Tenía 19 años cuando fui secuestrada junto a mi madre, a tan solo 15 minutos de casa. Las cuatro horas que duró el cautiverio parecieron eternas. Durante años, nunca me consideré «traumada» ni busqué terapia para procesarlo. Sin embargo, no es el evento en sí lo que hoy me impulsa a escribir, sino lo que vino después: la batalla silenciosa contra un trauma que ni siquiera reconocí durante años. Mientras escuchaba el pódcast, Shulamit planteó una pregunta que resonó profundamente:
¿Qué de tu vida te quitó el trauma que era importante para ti?
Mi respuesta fue inmediata: la sensación de seguridad. Incluso ahora, viviendo en un país más seguro, mi cuerpo reacciona cuando estoy sola y veo a un hombre desconocido acercarse. Puños cerrados, expresión seria, alerta total. La ansiedad se apodera de mí y, si es de noche, una leve crisis de pánico puede aparecer.
Durante años cargué con dos fantasmas:
La parálisis de no haber podido defenderme o proteger a mi madre aquel día.
La culpa por creer que mi reacción había sido «incorrecta».
El trauma no solo robó mi tranquilidad, sino que instaló un crítico interno que cuestionaba cada decisión bajo la lupa del miedo.
Todo cambió cuando mi esposa me hizo una pregunta espejo: «¿Y qué ganaste?». La respuesta llegó años después, casi por accidente, con mi primera clase de jiu-jitsu. Aquellas técnicas de defensa no solo me enseñaron a caer o a inmovilizar, sino algo más profundo: la certeza de que, si la vida me golpea de nuevo, moriré luchando.
Shulamit Graber lo explica mejor que nadie: «El trauma no es lo que nos pasa, sino lo que hacemos con ello». En mi caso, el arte marcial se convirtió en lenguaje de resiliencia:
Cada llave desarmó la idea de que era vulnerable.

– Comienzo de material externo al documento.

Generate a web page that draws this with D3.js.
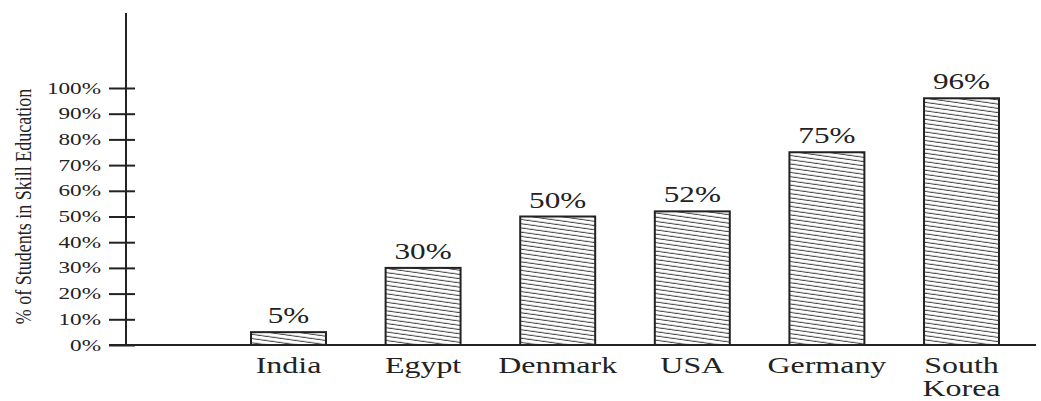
<!DOCTYPE html>
<html>
<head>
<meta charset="utf-8">
<script src="https://cdn.jsdelivr.net/npm/d3@7"></script>
<style>
  body { margin: 0; background: #fff; }
  text { font-family: "Liberation Serif", "DejaVu Serif", serif; fill: #222; }
</style>
</head>
<body>
<div id="chart"></div>
<script>
// data
const countries = ["India", "Egypt", "Denmark", "USA", "Germany", "South Korea"];
const shares = [5, 30, 50, 52, 75, 96];
const tickValues = [0, 10, 20, 30, 40, 50, 60, 70, 80, 90, 100];
const yTitle = "% of Students in Skill Education";

const width = 1041, height = 401;
const ink = "#222";

const svg = d3.select("#chart").append("svg")
  .attr("width", width)
  .attr("height", height);

// hatch pattern, shallow lines falling to the right
const defs = svg.append("defs");
const hatch = defs.append("pattern")
  .attr("id", "hatch")
  .attr("patternUnits", "userSpaceOnUse")
  .attr("width", 40)
  .attr("height", 4.2)
  .attr("patternTransform", "rotate(8)");
hatch.append("rect").attr("width", 40).attr("height", 4.2).attr("fill", "#fff");
hatch.append("line")
  .attr("x1", 0).attr("x2", 40)
  .attr("y1", 2).attr("y2", 2)
  .attr("stroke", "#444").attr("stroke-width", 0.9);

const axisX = 126, baseY = 345;

const y = d3.scaleLinear().domain([0, 100]).range([baseY, 88]);
const x = d3.scaleBand().domain(countries).range([251, 999])
  .paddingInner(0.443).paddingOuter(0);

// y axis
const yAxis = svg.append("g")
  .attr("transform", `translate(${axisX},0)`)
  .call(d3.axisLeft(y).tickValues(tickValues).tickSize(17).tickFormat(""));
yAxis.select(".domain").remove();
yAxis.selectAll(".tick line")
  .attr("x2", -17).attr("x1", 9)
  .attr("stroke", ink).attr("stroke-width", 2);

svg.append("line")
  .attr("x1", axisX).attr("x2", axisX)
  .attr("y1", 13).attr("y2", baseY)
  .attr("stroke", ink).attr("stroke-width", 2);

// baseline
svg.append("line")
  .attr("x1", axisX - 17).attr("x2", 1036)
  .attr("y1", baseY).attr("y2", baseY)
  .attr("stroke", ink).attr("stroke-width", 2);

// tick labels (wide serif look)
svg.append("g").selectAll("text")
  .data(tickValues)
  .join("text")
  .attr("transform", d => `translate(101,${y(d) + 5.5}) scale(1.45,1)`)
  .attr("text-anchor", "end")
  .style("font-size", "16px")
  .text(d => d + "%");

// y title
svg.append("text")
  .attr("transform", `translate(31,${(88 + baseY) / 2 - 10}) rotate(-90) scale(1,1.3)`)
  .attr("text-anchor", "middle")
  .style("font-size", "18px")
  .text(yTitle);

// bars
const data = countries.map((c, i) => ({ country: c, value: shares[i] }));

svg.append("g").selectAll("rect")
  .data(data)
  .join("rect")
  .attr("x", d => x(d.country))
  .attr("y", d => y(d.value))
  .attr("width", x.bandwidth())
  .attr("height", d => baseY - y(d.value))
  .attr("fill", "url(#hatch)")
  .attr("stroke", ink)
  .attr("stroke-width", 2);

// value labels
svg.append("g").selectAll("text")
  .data(data)
  .join("text")
  .attr("transform", d => `translate(${x(d.country) + x.bandwidth() / 2},${y(d.value) - 9}) scale(1.3,1)`)
  .attr("text-anchor", "middle")
  .style("font-size", "24px")
  .text(d => d.value + "%");

// category labels, South Korea wraps onto two lines
svg.append("g").selectAll("g")
  .data(data)
  .join("g")
  .attr("transform", d => `translate(${x(d.country) + x.bandwidth() / 2},373) scale(1.42,1)`)
  .each(function (d) {
    const words = d.country === "South Korea" ? ["South", "Korea"] : [d.country];
    d3.select(this).selectAll("text")
      .data(words)
      .join("text")
      .attr("y", (w, i) => i * 23)
      .attr("text-anchor", "middle")
      .style("font-size", "22.5px")
      .text(w => w);
  });
</script>
</body>
</html>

Cada caída controlada me recordó que sobrevivir no es sinónimo de derrota.
El tatami se transformó en espacio seguro para reconstruir lo que el miedo había fracturado.
Hoy, quince años después, entiendo que el trauma no se «supera»: se integra.
Aquellas cuatro horas de secuestro me quitaron la inocencia, pero me dieron a cambio una brújula emocional más aguda. Aprendí que:
La seguridad absoluta es un mito, pero la capacidad de respuesta es un músculo que se entrena.
Los traumas no definen nuestro valor: lo que hacemos con ellos, sí.
A veces, la mejor defensa no es un puño cerrado, sino permitirse volver a confiar, paso a paso.
Como dice Graber, «el crecimiento postraumático no es borrar el dolor, sino encontrar significado en él». Hoy, cuando camino sola por la calle y siento que el miedo resurge, recuerdo que tengo dos aliados: el jiu-jitsu que fortalece mi cuerpo y la consciencia que libera mi mente. La vida, al final, siempre deja una salida: incluso en las historias que empezaron con un secuestro.
Hoy entiendo que no soy solo lo que perdí; también soy lo que gané.